Дожарив цыплят — я насаживал их на лучины и крутил над огнем, — позавтракал и сразу же принялся за оставшихся. Их нужно было выпотрошить, отрезать ноги и головы и провялить.
Я перетащил весь свой запас — двадцать три штуки — на берег, разделал их там и ополоснул в морской воде. Я уже заметил, что если цыпленка помочить в морской воде, а потом поджарить, он становится как соленый.

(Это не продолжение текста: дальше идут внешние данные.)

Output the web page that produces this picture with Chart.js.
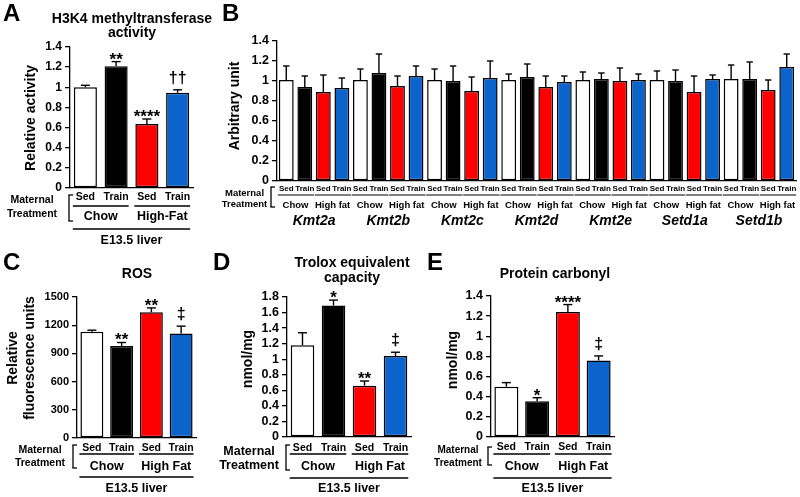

Что бы я ни делал на острове, я думал.
Никогда в жизни я столько не думал, как здесь, в одиночестве. Думал о жизни, о людях, об отце, о себе. Вспомнил, как однажды отец принес мне очень красивую трехцветную шариковую авторучку, я прочитал на ее корпусе, что она сделана в Японии, и сказал, что заграничные вещи лучше наших. Отец тогда страшно разозлился и закричал:
— Ты еще в жизни-то ничего посмотреть не успел, а готов все заплевать. Лучше! Да если ты еще о нашей стране ничего не знаешь, как можно так говорить?
В другой раз он сказал:
— Самое худшее, что может испытать человек в жизни, — это самоуспокоенность. Когда все кажется законченным, сделанным, правильным и тебе остается легко скользить по ровненьким рельсам, проложенным кем-то другим. Вот это-то скольжение и превращает человека в рациональную амёбу.
Он всегда радовался, когда удавалось сделать что-нибудь новое. Наверное, это перешло и ко мне. Я радовался, когда построил палатку. Танцевал, как индеец, когда удалось добыть огонь. Гордился, что отыскал мидий и умею складывать нодью. Жалел, что руки мои еще неловки и не все умеют делать. И что я еще очень мало знаю. Прав был отец — я еще ничего не видел и не пережил. Остров — мое первое серьезное испытание. Выдержу — значит буду немножко ближе к настоящему человеку. А не выдержу… об этом никто не узнает. И хорошо.